The note for the purchase-money having matured, it was the legal right of the vendee to tender the purchase-money, and demand of the vendor a conveyance of the lands. If the conveyance was refused, the condition of the bond for title was broken, and the vendee could elect to proceed at law for *527the recovery of damages, or apply to a court of equity for a specific performance-^ If he elected to proceed at law, his remaining in possession would not defeat the suit. Haynes v. Farley, 4 Port. 528. The non-payment of the purchase-money would not bar the action, but would be considered in reduction of damages. Allen, Adm'r, v. Greene, 19 Ala. 34. The sixth and seventh pleas are not, of consequence, subject to the demurrer interposed. They disclose a good set-off to the action. The value of the land, at the time of the breach of the obligation to convey, with interest thereon to the time of trial, is the measure of damages the vendee is entitled to recover. Pinkston v. Hail, 9 Ala. 252 ; Whiteside v. Jennings, 19 Ala. 744.
5. The demurrer to these pleas having been sustained, the ap-" pellant, by leave of the court, filed three additional pleas. To these pleas the appellees interposed a demurrer, assigning the same and additional causes of demurrer. One of the additional causes of demurrer is, “ that the pleas do not consist of such a succinct statement of the facts relied on, as that a material issue can be taken thereon,” pursuing in effect the language of the statute. B. C. § 2638. The first of these pleas, averring the consideration of the note sued on was the purchase-monejr of lands, to which the vendors by bonds covenanted to make the appellant a good title, proceeds to aver that a part of the lands were at the time of the purchase held adversely to the vendors, and that such adverse possession continued to the time of pleading. The value of the land is averred, accompanied with the averment that title had not been made to the appellant. The plea then claims as damages the value of the lands so adversely held, and proposes such damages as a set-off.
The general rule is, that a plea of set-off must disclose a state of facts, which would entitle the party pleading it to maintain an action, if he were the plaintiff in the prosecution of a suit. Crawford v. Simonton, 7 Porter, 110. The facts stated in this plea, if embodied in a complaint, would not disclose a substantial cause of action. The bond for title is not set out, nor is its substance. No fact is stated from which a breach of its stipulations can be legally deduced. It may or may not have covenanted for an immediate transfer of the possession of the lands to the vendee. Such must have been its legal effect before an adverse possession at the time of its execution could be assigned as its breach. The material issue which could be formed on this plea would involve the inquiry, whether an adverse possession existing at the time of the sale, and preventing the vendee from obtaining possession, was a breach of the bond for title. The plea does not state the facts on which such issue could be formed, and it is, of consequence, obnoxious to the cause of demurrer we have recited above.

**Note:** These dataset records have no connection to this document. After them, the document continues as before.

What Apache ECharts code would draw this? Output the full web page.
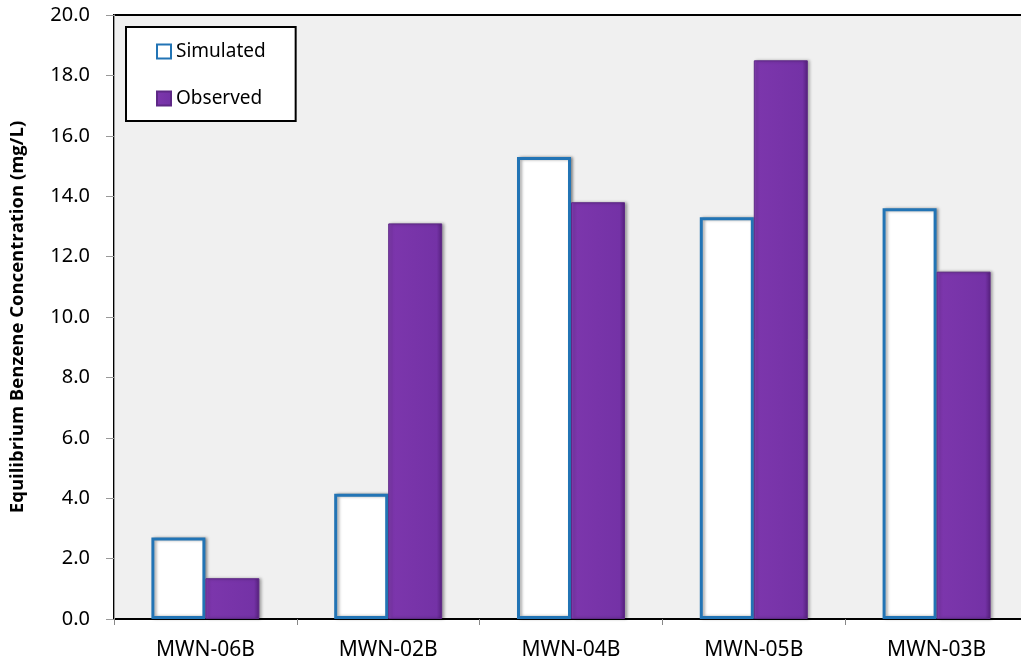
<!DOCTYPE html>
<html><head><meta charset="utf-8">
<script src="https://cdn.jsdelivr.net/npm/echarts@6/dist/echarts.min.js"></script>
<style>html,body{margin:0;padding:0;background:#fff}#c{width:1021px;height:665px}</style>
</head><body><div id="c"></div>
<script>
var categories = ['MWN-06B','MWN-02B','MWN-04B','MWN-05B','MWN-03B'];
var simulated = [2.7, 4.15, 15.3, 13.3, 13.6];
var observed = [1.35, 13.1, 13.8, 18.5, 11.5];
var yTitle = 'Equilibrium Benzene Concentration (mg/L)';

var chart = echarts.init(document.getElementById('c'));
var fontTick = 'Noto Sans';
chart.setOption({
  animation: false,
  grid: {left: 114, right: -7, top: 15, bottom: 46, containLabel: false, outerBoundsMode: 'none',
         show: true, backgroundColor: '#f0f0f0', borderColor: '#000', borderWidth: 2},
  legend: {
    orient: 'vertical', left: 126, top: 27,
    backgroundColor: '#fff', borderColor: '#000', borderWidth: 2,
    padding: [15, 30, 13, 30], itemGap: 28, itemWidth: 14, itemHeight: 14,
    textStyle: {fontFamily: fontTick, fontSize: 19, color: '#000'},
    data: [{name: 'Simulated', icon: 'rect'}, {name: 'Observed', icon: 'rect'}]
  },
  xAxis: {
    type: 'category', data: categories,
    axisLine: {lineStyle: {color: '#000', width: 1}},
    axisTick: {show: true, length: 6, lineStyle: {color: '#888'}},
    axisLabel: {fontFamily: fontTick, fontSize: 21, color: '#000', margin: 21}
  },
  yAxis: {
    type: 'value', min: 0, max: 20, interval: 2,
    name: yTitle, nameLocation: 'middle', nameGap: 87, nameRotate: 90,
    nameTextStyle: {fontFamily: 'Open Sans', fontWeight: 'bold', fontSize: 18.5, color: '#000'},
    axisLine: {show: true, lineStyle: {color: '#999'}},
    axisTick: {show: true, length: 8, lineStyle: {color: '#999'}},
    splitLine: {show: false},
    axisLabel: {fontFamily: fontTick, fontSize: 20, color: '#000', margin: 24, formatter: function(v){return v.toFixed(1);}}
  },
  series: [
    {name: 'Simulated', type: 'bar', data: simulated, barWidth: 54, barGap: '0%',
     itemStyle: {color: '#ffffff', borderColor: '#2274b5', borderWidth: 3,
       shadowColor: 'rgba(0,0,0,0.35)', shadowBlur: 3, shadowOffsetX: 2, shadowOffsetY: 0}},
    {name: 'Observed', type: 'bar', data: observed, barWidth: 54,
     itemStyle: {
       color: new echarts.graphic.LinearGradient(0,0,1,0,[
         {offset:0,color:'#8a42bb'},{offset:0.08,color:'#7c36ac'},{offset:0.9,color:'#7432a6'},{offset:1,color:'#55207c'}]),
       borderColor: '#5e2886', borderWidth: 1,
       shadowColor: 'rgba(0,0,0,0.35)', shadowBlur: 3, shadowOffsetX: 2, shadowOffsetY: 0}}
  ]
});
</script></body></html>
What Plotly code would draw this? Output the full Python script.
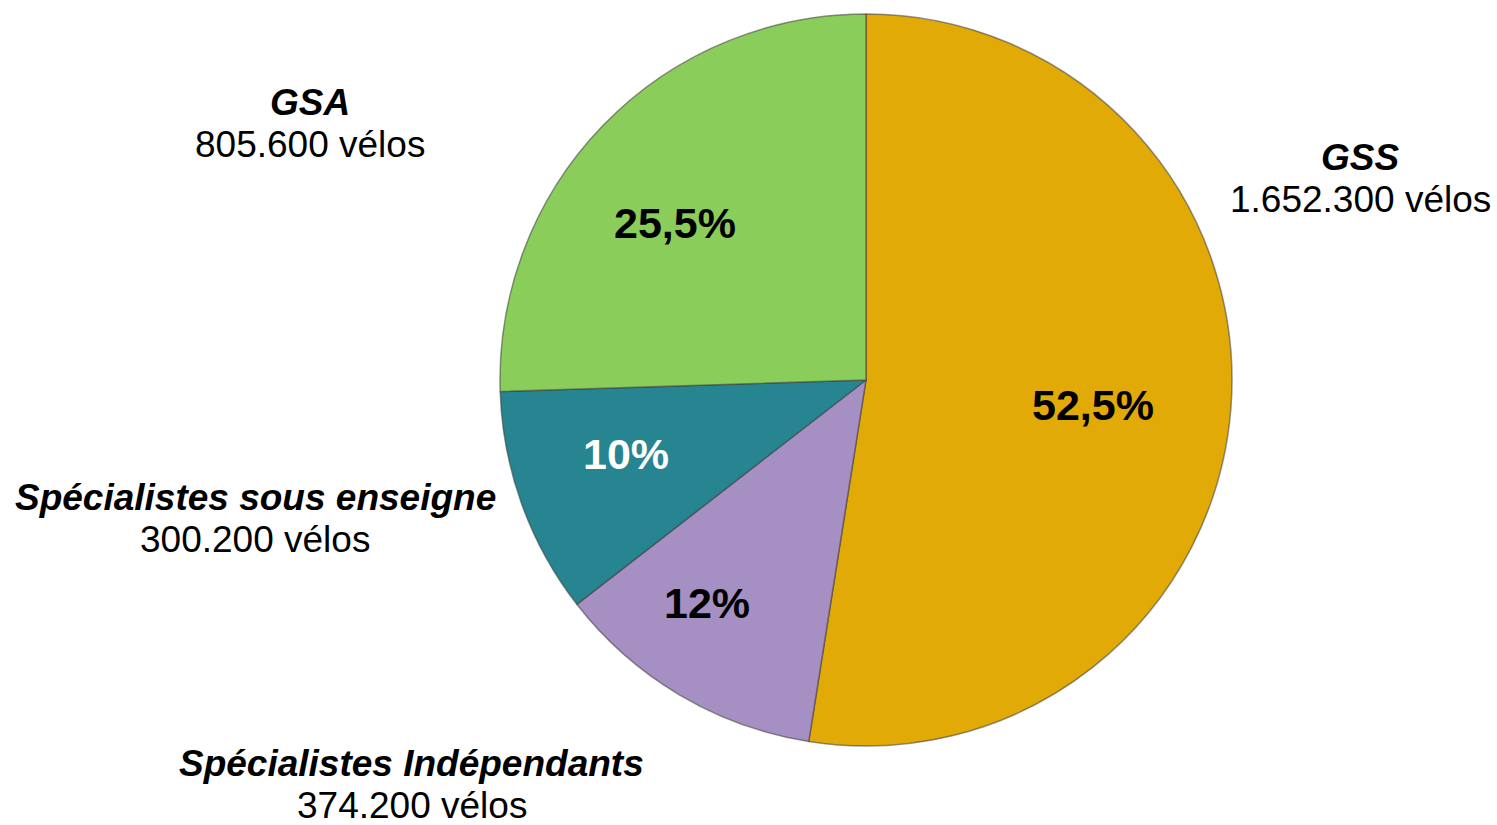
import plotly.graph_objects as go

# Data
categories = ["GSS", "Spécialistes Indépendants", "Spécialistes sous enseigne", "GSA"]
shares_pct = [52.5, 12, 10, 25.5]
share_labels = ["52,5%", "12%", "10%", "25,5%"]
units_labels = ["1.652.300 vélos", "374.200 vélos", "300.200 vélos", "805.600 vélos"]

colors = ["#E1AA07", "#A68FC2", "#268590", "#8BCD5B"]
pct_font_colors = ["black", "black", "white", "black"]

W, H = 1497, 825
cx, cy, r = 866, 380, 366

fig = go.Figure(go.Pie(
    labels=categories,
    values=shares_pct,
    sort=False,
    direction="clockwise",
    rotation=0,
    textinfo="none",
    hoverinfo="label+percent",
    marker=dict(colors=colors, line=dict(color="rgba(60,60,60,0.55)", width=1.5)),
    domain=dict(x=[(cx - r) / W, (cx + r) / W], y=[(H - cy - r) / H, (H - cy + r) / H]),
    showlegend=False,
))

def px(x, y):
    return x / W, 1 - y / H

FONT = "Liberation Sans, Arial"

# Percent labels inside slices (reference pixel positions)
pct_pos = [(1093, 405), (707, 603), (626, 454), (675, 223)]
annotations = []
for (x, y), t, c in zip(pct_pos, share_labels, pct_font_colors):
    ax, ay = px(x, y)
    annotations.append(dict(x=ax, y=ay, xref="paper", yref="paper", text=f"<b>{t}</b>",
                            showarrow=False, xanchor="center", yanchor="middle",
                            font=dict(size=43, color=c, family=FONT)))

# Outer category labels
title_pos = [(1360, 157), (412, 763), (255, 497), (310, 102)]
for (x, y), name, u in zip(title_pos, categories, units_labels):
    ax, ay = px(x, y)
    annotations.append(dict(x=ax, y=ay, xref="paper", yref="paper", text=f"<b><i>{name}</i></b>",
                            showarrow=False, xanchor="center", yanchor="middle",
                            font=dict(size=37, color="black", family=FONT)))
    ax2, ay2 = px(x, y + 42)
    annotations.append(dict(x=ax2, y=ay2, xref="paper", yref="paper", text=u,
                            showarrow=False, xanchor="center", yanchor="middle",
                            font=dict(size=37, color="black", family=FONT)))

fig.update_layout(
    width=W, height=H,
    margin=dict(l=0, r=0, t=0, b=0),
    paper_bgcolor="white", plot_bgcolor="white",
    annotations=annotations,
)

fig.write_html("out.html", config={"displayModeBar": False},
               post_script="document.body.style.margin='0';document.body.style.overflow='hidden';")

*5286. The second additional plea varies from the first, in averring expressly that the vendors agreed to place the vendee in possession. If such was the agreement or contract of the parties, and the lands or a part thereof were adversely held, and the vendee did not, and could not obtain possession, a breach of the contract would occur, authorizing the vendee to sue at law. Damages for this breach under our statute, and the decisions to which we have referred, would be available as a set-off. We would hesitate to affirm that the plea in its present form is capable of a material issue. As the case must, for the errors already noticed, be reversed, and the plea can be amended, we will waive any expression of opinion on this question. The third additional plea is bad, for reasons already stated.
It is insisted by the counsel for the appellees, that although the demurrer to one or more of the special pleas should not have been sustained, yet as, under pleas which were not demurred to, the appellant could have had the benefit of any defence they may present; sustaining the demurrer was error without injury. The decisions on this point are not very harmonious. The true rule we think is, that when error is shown the presumption of injury arises, compelling a reversal, unless the presumption is clearly repelled by the record. This presumption is not repelled, unless we can see that a party interposing a special plea, to which a demurrer is erroneously sustained, not only could have had, but that he did have, the benefit of the defence such plea presents, under some other plea. That is not apparent from this record, and we cannot withhold a reversal.
The judgment is reversed and the cause remanded.